The men to whom they pay this money have families of children?—Yes; they take it out of the parish; they have an allowance from the parish.
Have you ever applied to them for any addition to your wages?—-No, I never did; I always try to do without.
How low have you known labour to be had by the farmer that was paid in that way?—As low as 7s.
At a time when the general rate of labour was 8s.?—Yes.
Have not you sometimes known a farmer get his labour cheaper than, he ought?— They give them four-pence a day when it is paid out of the round.
Then the farmer gets a benefit by that?—Yes; the tradespeople help to pay it.
Do you know any labourers with so large a family as you have, who have brought them up without assistance from the parish?—Never one but me.

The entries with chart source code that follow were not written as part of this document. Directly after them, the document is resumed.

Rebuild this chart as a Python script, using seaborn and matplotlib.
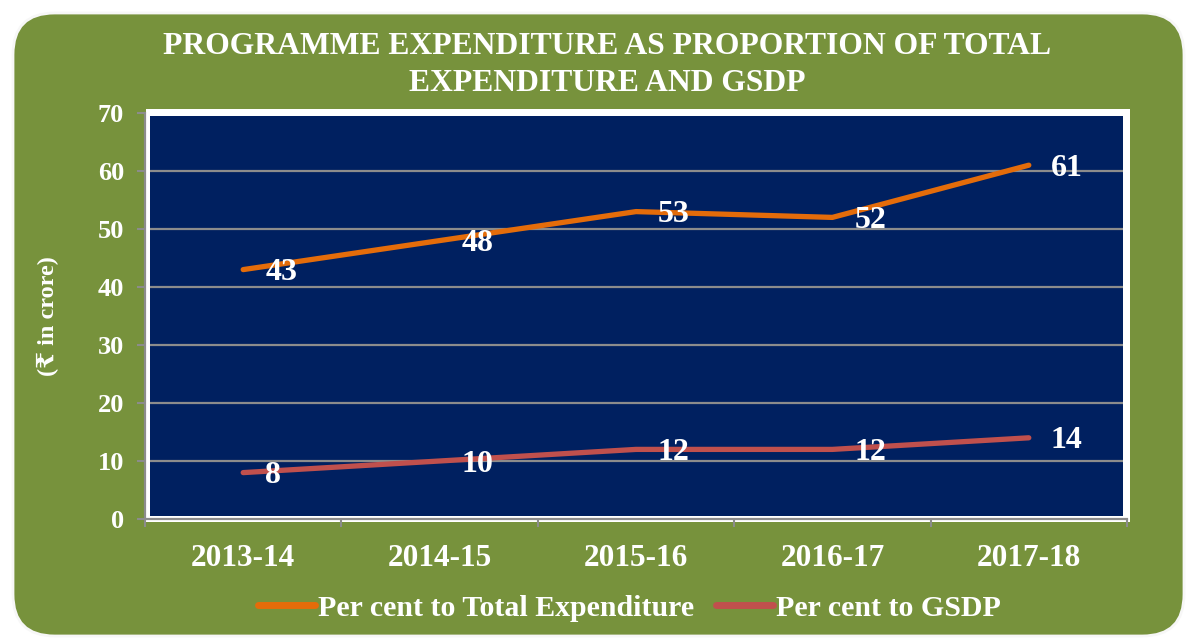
import matplotlib
matplotlib.use("Agg")
import matplotlib.pyplot as plt
from matplotlib.patches import FancyBboxPatch, Rectangle
import seaborn as sns
import pandas as pd

# --- data ---
years = ['2013-14', '2014-15', '2015-16', '2016-17', '2017-18']
pct_total_exp = [43, 48, 53, 52, 61]
pct_gsdp = [8, 10, 12, 12, 14]
series_names = ['Per cent to Total Expenditure', 'Per cent to GSDP']

df = pd.DataFrame({
    'Year': years * 2,
    'Value': pct_total_exp + pct_gsdp,
    'Series': [series_names[0]] * len(years) + [series_names[1]] * len(years),
})

GREEN = '#77923C'
NAVY = '#002060'
ORANGE = '#E46C0A'
RED = '#C0504D'
GRID = '#8C8C8C'

sns.set_style('white')
plt.rcParams['font.family'] = ['Liberation Serif', 'DejaVu Serif', 'DejaVu Sans']
plt.rcParams['font.weight'] = 'bold'

W, H = 1192, 639
fig = plt.figure(figsize=(W / 100, H / 100), dpi=100, facecolor='white')

def fx(px):
    return px / W

def fy(py):
    return 1 - py / H

# rounded green panel
panel = FancyBboxPatch((fx(13), fy(636)), fx(1184) - fx(13), fy(13) - fy(636),
                       boxstyle='round,pad=0,rounding_size=0.035',
                       transform=fig.transFigure, facecolor=GREEN,
                       edgecolor='#F7F7F7', linewidth=2, mutation_aspect=W / H, zorder=0)
fig.patches.append(panel)

# white frame and navy plot area
frame = Rectangle((fx(146), fy(522)), fx(1130) - fx(146), fy(109) - fy(522),
                  transform=fig.transFigure, facecolor='white', edgecolor='none', zorder=1)
navy = Rectangle((fx(150), fy(516)), fx(1123) - fx(150), fy(116) - fy(516),
                 transform=fig.transFigure, facecolor=NAVY, edgecolor='none', zorder=2)
fig.patches.append(frame)
fig.patches.append(navy)

ax = fig.add_axes([fx(145), fy(519), fx(1127) - fx(145), fy(113) - fy(519)])
ax.set_facecolor('none')
ax.set_zorder(3)

sns.lineplot(data=df, x='Year', y='Value', hue='Series', palette=[ORANGE, RED],
             linewidth=3.8, ax=ax, legend=False, sort=False)
for ln in ax.get_lines():
    ln.set_solid_capstyle('round')

ax.set_xlim(-0.5, 4.5)
ax.set_ylim(0, 70)
ax.set_yticks(range(0, 71, 10))
ax.set_xticks(range(len(years)))
ax.set_xticklabels(years)
ax.set_xticks([i - 0.5 for i in range(len(years) + 1)], minor=True)

ax.yaxis.grid(True, color=GRID, linewidth=1.6)
for gl in ax.get_ygridlines():
    gl.set_clip_path(navy)
ax.xaxis.grid(False)

for side in ['top', 'right']:
    ax.spines[side].set_visible(False)
for side in ['left', 'bottom']:
    ax.spines[side].set_color(GRID)
    ax.spines[side].set_linewidth(1.6)

ax.tick_params(axis='y', which='major', length=6, width=1.5, color=GRID, left=True,
               labelsize=19, labelcolor='white', pad=9)
ax.tick_params(axis='x', which='major', length=0, labelsize=22.5, labelcolor='white', pad=18)
ax.tick_params(axis='x', which='minor', length=6, width=1.5, color=GRID, bottom=True)
for lbl in ax.get_xticklabels() + ax.get_yticklabels():
    lbl.set_fontweight('bold')

ax.set_xlabel('')
ax.set_ylabel('(₹ in crore)', fontsize=17.5, fontweight='bold', color='white', labelpad=28)

# data labels to the right of each point
for vals in [pct_total_exp, pct_gsdp]:
    for i, v in enumerate(vals):
        ax.annotate(str(v), (i, v), xytext=(22, -3), textcoords='offset pixels',
                    ha='left', va='center', fontsize=23, fontweight='bold', color='white')

fig.text(0.5096, fy(65), 'PROGRAMME EXPENDITURE AS PROPORTION OF TOTAL\nEXPENDITURE AND GSDP',
         ha='center', va='center', fontsize=22.8, fontweight='bold', color='white',
         linespacing=1.38)

handles = ax.get_lines()[:2]
leg = fig.legend(handles, series_names, loc='center', bbox_to_anchor=(0.528, fy(608)),
                 ncol=2, frameon=False, fontsize=21.5, handlelength=1.9, handletextpad=0.1,
                 columnspacing=0.75)
for t in leg.get_texts():
    t.set_color('white')
    t.set_fontweight('bold')
for h in leg.legend_handles:
    h.set_linewidth(5)

fig.savefig('out.png', dpi=100, facecolor='white')
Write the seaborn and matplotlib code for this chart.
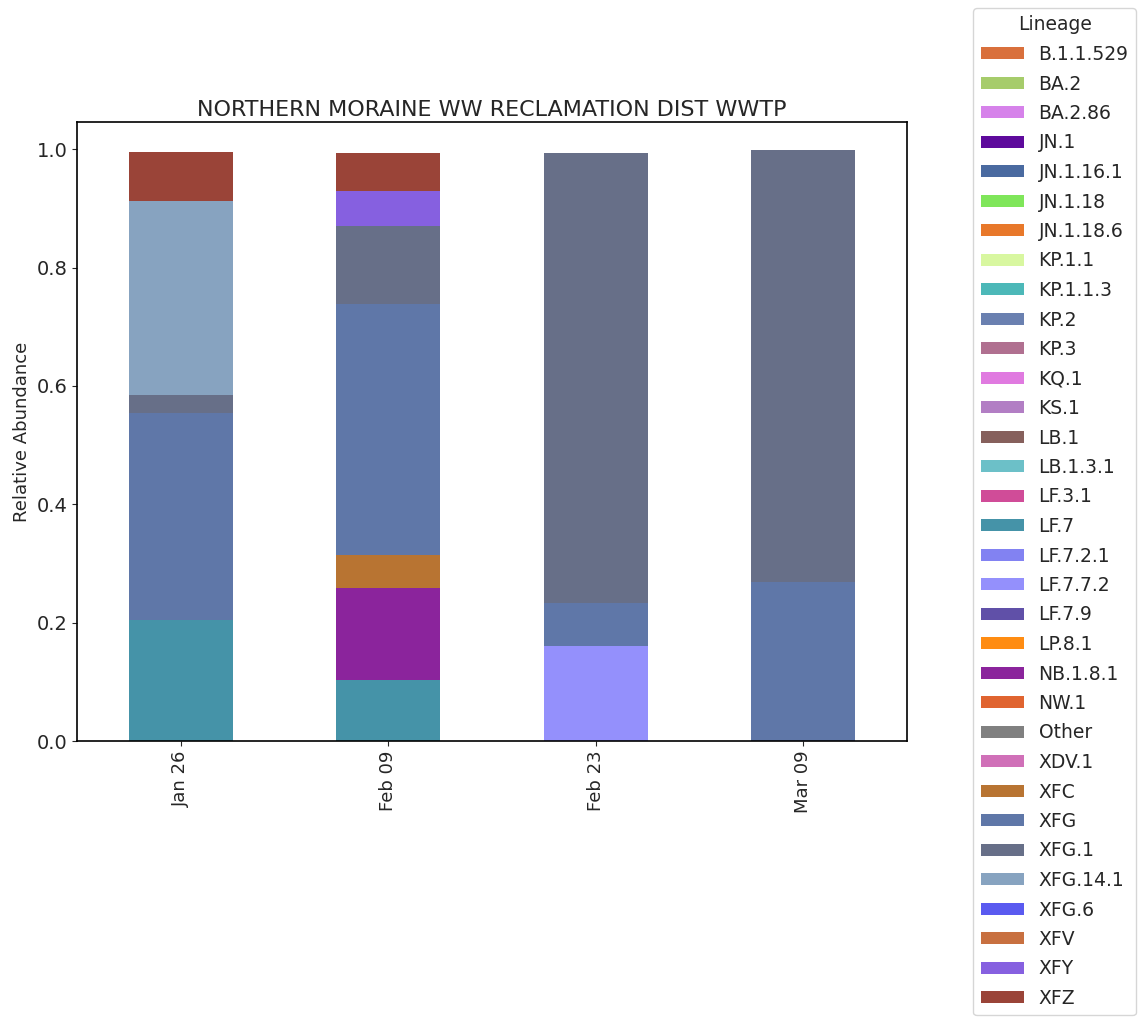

Do you not find tea much dearer than gruel for your children?—A good deal; but they are sickly sometimes, and they cannot have gruel always.
Do not you think, that tea is less wholesome for them than gruel ?—Gruel is wholesomer than tea, a good deal.
Is your cottage kept in good repair?—Very good.
Have you ever worked by the piece?—Sometimes.
What do you earn then?—Then I can earn 2s. a day, when I work by piece.
Without distressing yourself?—Yes.
What would be the daily wages when you can earn 2s. a day by piece work? — Sixteen pence.
Can you always get. work by piece?—No, not always; now and then I get a job by piece.
You prefer it, of course?—Yes.
You would like always to be working by piece?—I should like always to work by piece, if I could get it.
Are any of your children capable of working with you?—They are all girls, except the youngest; he is a boy; he is five years old.
Is it much the practice in your parish to give work by piece?—Sometimes there is a job, but not very often.
Where do you reckon your settlement to be?—In Eversholt.
So that if you had anything to claim from the parish, that would be the parish from which you would receive it?—Yes.
What is the greatest number of children you have had alive at one rime?—Eleven.
Do you cut down much timber?—I do sometimes.
Upon those occasions, you have a right always to as large a faggot as you can carry home?—No; they will not allow us any now.
Then you have it in pay, do not you?—No.